■ INSTRUCTIONS TO FOLLOW
Render the material again word for word, skipping the pictures in it.

--- Begin ---

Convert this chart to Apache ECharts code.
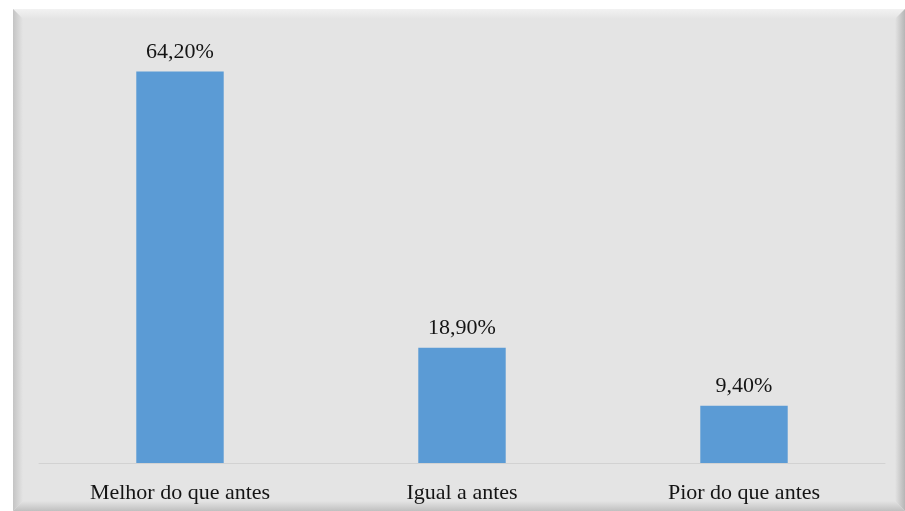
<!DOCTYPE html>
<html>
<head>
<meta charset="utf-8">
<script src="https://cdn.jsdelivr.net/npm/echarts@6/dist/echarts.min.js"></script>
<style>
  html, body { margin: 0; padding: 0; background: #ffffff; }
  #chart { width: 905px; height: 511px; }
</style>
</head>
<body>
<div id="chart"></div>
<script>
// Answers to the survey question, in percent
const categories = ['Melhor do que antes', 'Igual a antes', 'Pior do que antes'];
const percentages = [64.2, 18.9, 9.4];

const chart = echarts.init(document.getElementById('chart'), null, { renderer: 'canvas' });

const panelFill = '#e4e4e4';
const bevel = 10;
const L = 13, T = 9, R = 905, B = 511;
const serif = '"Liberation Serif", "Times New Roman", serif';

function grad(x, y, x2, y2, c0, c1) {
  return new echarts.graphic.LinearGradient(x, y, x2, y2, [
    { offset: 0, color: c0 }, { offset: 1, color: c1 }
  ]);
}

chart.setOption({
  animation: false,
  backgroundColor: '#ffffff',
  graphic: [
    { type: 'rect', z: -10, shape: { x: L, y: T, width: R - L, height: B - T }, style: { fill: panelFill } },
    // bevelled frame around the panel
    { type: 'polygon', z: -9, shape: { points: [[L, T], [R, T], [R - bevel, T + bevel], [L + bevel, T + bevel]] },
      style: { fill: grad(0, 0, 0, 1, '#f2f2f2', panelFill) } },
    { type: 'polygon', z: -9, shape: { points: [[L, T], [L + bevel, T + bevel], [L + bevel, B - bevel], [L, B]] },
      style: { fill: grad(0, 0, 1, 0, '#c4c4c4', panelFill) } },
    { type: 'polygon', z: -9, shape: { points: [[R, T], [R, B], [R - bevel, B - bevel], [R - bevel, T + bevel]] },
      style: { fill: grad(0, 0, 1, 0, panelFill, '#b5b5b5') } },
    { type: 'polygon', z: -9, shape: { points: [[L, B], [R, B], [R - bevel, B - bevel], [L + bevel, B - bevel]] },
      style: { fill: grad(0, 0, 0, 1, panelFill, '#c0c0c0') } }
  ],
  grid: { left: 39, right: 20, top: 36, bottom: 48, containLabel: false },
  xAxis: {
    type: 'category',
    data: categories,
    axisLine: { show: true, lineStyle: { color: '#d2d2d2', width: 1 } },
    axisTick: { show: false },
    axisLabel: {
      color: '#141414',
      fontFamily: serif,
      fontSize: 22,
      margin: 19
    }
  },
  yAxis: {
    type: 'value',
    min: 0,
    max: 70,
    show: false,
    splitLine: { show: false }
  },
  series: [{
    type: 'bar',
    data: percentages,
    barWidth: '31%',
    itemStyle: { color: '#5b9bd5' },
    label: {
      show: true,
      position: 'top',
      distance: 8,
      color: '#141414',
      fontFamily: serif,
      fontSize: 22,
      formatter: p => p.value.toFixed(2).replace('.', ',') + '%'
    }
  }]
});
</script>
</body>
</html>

--- End ---

■ FINAL ANSWER
Convert this chart to Apache ECharts code.
<!DOCTYPE html>
<html>
<head>
<meta charset="utf-8">
<script src="https://cdn.jsdelivr.net/npm/echarts@6/dist/echarts.min.js"></script>
<style>
  html, body { margin: 0; padding: 0; background: #ffffff; }
  #chart { width: 905px; height: 511px; }
</style>
</head>
<body>
<div id="chart"></div>
<script>
// Answers to the survey question, in percent
const categories = ['Melhor do que antes', 'Igual a antes', 'Pior do que antes'];
const percentages = [64.2, 18.9, 9.4];

const chart = echarts.init(document.getElementById('chart'), null, { renderer: 'canvas' });

const panelFill = '#e4e4e4';
const bevel = 10;
const L = 13, T = 9, R = 905, B = 511;
const serif = '"Liberation Serif", "Times New Roman", serif';

function grad(x, y, x2, y2, c0, c1) {
  return new echarts.graphic.LinearGradient(x, y, x2, y2, [
    { offset: 0, color: c0 }, { offset: 1, color: c1 }
  ]);
}

chart.setOption({
  animation: false,
  backgroundColor: '#ffffff',
  graphic: [
    { type: 'rect', z: -10, shape: { x: L, y: T, width: R - L, height: B - T }, style: { fill: panelFill } },
    // bevelled frame around the panel
    { type: 'polygon', z: -9, shape: { points: [[L, T], [R, T], [R - bevel, T + bevel], [L + bevel, T + bevel]] },
      style: { fill: grad(0, 0, 0, 1, '#f2f2f2', panelFill) } },
    { type: 'polygon', z: -9, shape: { points: [[L, T], [L + bevel, T + bevel], [L + bevel, B - bevel], [L, B]] },
      style: { fill: grad(0, 0, 1, 0, '#c4c4c4', panelFill) } },
    { type: 'polygon', z: -9, shape: { points: [[R, T], [R, B], [R - bevel, B - bevel], [R - bevel, T + bevel]] },
      style: { fill: grad(0, 0, 1, 0, panelFill, '#b5b5b5') } },
    { type: 'polygon', z: -9, shape: { points: [[L, B], [R, B], [R - bevel, B - bevel], [L + bevel, B - bevel]] },
      style: { fill: grad(0, 0, 0, 1, panelFill, '#c0c0c0') } }
  ],
  grid: { left: 39, right: 20, top: 36, bottom: 48, containLabel: false },
  xAxis: {
    type: 'category',
    data: categories,
    axisLine: { show: true, lineStyle: { color: '#d2d2d2', width: 1 } },
    axisTick: { show: false },
    axisLabel: {
      color: '#141414',
      fontFamily: serif,
      fontSize: 22,
      margin: 19
    }
  },
  yAxis: {
    type: 'value',
    min: 0,
    max: 70,
    show: false,
    splitLine: { show: false }
  },
  series: [{
    type: 'bar',
    data: percentages,
    barWidth: '31%',
    itemStyle: { color: '#5b9bd5' },
    label: {
      show: true,
      position: 'top',
      distance: 8,
      color: '#141414',
      fontFamily: serif,
      fontSize: 22,
      formatter: p => p.value.toFixed(2).replace('.', ',') + '%'
    }
  }]
});
</script>
</body>
</html>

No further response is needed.